[Charts and diagrams as code]
■ ■ ■ ■ ■ ■ ■
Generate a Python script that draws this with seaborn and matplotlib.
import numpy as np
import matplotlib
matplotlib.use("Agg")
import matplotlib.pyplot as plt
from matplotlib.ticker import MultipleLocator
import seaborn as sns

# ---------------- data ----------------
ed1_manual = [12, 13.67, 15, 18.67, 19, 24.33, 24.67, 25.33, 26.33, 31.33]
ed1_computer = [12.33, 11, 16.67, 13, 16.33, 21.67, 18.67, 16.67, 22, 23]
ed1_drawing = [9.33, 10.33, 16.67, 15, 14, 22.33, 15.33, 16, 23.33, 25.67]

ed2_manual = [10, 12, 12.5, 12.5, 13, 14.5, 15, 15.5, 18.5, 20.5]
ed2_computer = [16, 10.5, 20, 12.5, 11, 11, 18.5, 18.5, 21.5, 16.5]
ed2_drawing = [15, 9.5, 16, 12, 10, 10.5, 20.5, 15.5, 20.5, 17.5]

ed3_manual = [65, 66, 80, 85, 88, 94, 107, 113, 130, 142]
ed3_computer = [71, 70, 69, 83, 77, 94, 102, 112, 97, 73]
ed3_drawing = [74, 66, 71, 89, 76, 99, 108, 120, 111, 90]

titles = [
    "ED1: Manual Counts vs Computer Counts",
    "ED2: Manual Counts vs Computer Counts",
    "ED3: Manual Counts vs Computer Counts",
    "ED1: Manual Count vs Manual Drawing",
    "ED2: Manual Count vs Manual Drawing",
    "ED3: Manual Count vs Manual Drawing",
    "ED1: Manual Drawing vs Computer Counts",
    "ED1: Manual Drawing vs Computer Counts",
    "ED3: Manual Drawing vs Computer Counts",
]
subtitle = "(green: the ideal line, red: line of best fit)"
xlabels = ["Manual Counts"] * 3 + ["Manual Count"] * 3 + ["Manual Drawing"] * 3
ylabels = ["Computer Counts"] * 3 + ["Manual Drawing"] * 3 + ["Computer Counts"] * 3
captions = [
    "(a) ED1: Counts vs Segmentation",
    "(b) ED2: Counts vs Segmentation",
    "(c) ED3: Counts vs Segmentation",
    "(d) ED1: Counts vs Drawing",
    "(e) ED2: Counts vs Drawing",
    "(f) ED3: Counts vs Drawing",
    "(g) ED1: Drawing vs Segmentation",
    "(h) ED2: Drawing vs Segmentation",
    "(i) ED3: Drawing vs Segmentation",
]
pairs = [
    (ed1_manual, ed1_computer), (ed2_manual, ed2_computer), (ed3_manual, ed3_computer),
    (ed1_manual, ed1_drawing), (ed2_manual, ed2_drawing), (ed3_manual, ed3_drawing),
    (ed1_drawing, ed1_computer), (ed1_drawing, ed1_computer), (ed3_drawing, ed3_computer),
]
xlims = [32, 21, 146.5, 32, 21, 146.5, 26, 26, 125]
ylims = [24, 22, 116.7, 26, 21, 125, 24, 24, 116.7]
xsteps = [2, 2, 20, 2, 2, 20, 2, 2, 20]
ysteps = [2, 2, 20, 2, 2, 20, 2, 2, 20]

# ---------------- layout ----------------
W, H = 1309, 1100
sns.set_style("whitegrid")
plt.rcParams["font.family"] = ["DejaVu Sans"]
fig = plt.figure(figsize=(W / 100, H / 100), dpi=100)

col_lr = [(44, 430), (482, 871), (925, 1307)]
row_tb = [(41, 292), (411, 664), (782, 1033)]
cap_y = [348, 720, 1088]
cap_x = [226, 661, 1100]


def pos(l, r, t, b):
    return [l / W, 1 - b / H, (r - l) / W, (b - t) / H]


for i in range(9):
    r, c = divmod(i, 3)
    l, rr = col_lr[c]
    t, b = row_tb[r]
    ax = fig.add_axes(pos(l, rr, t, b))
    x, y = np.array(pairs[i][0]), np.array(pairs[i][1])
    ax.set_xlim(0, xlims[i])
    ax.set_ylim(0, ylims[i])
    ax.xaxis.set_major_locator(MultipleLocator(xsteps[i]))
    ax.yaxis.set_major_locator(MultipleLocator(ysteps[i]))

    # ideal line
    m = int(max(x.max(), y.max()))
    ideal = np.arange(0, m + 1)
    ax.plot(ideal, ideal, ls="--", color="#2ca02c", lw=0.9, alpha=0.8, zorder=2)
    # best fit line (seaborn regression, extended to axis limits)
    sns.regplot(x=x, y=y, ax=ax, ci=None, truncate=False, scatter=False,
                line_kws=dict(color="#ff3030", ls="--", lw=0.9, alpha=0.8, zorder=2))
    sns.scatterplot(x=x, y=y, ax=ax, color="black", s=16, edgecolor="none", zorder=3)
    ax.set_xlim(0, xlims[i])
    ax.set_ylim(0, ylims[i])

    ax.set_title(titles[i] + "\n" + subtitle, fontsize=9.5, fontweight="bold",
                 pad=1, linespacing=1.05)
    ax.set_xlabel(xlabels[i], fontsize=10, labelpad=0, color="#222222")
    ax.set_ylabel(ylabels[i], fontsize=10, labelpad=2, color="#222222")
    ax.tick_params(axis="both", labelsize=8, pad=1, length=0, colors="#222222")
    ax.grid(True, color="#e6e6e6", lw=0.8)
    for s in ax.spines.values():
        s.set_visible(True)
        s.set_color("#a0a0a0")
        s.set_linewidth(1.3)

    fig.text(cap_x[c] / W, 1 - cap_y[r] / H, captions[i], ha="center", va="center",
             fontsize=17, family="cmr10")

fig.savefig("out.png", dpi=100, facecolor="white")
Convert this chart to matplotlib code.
■ ■ ■ ■ ■ ■ ■
▶ **Set exercise**:
Print the material above verbatim, first line through the line containing "import seaborn as sns", both included.

▶ **Written reply**:
Generate a Python script that draws this with seaborn and matplotlib.
import numpy as np
import matplotlib
matplotlib.use("Agg")
import matplotlib.pyplot as plt
from matplotlib.ticker import MultipleLocator
import seaborn as sns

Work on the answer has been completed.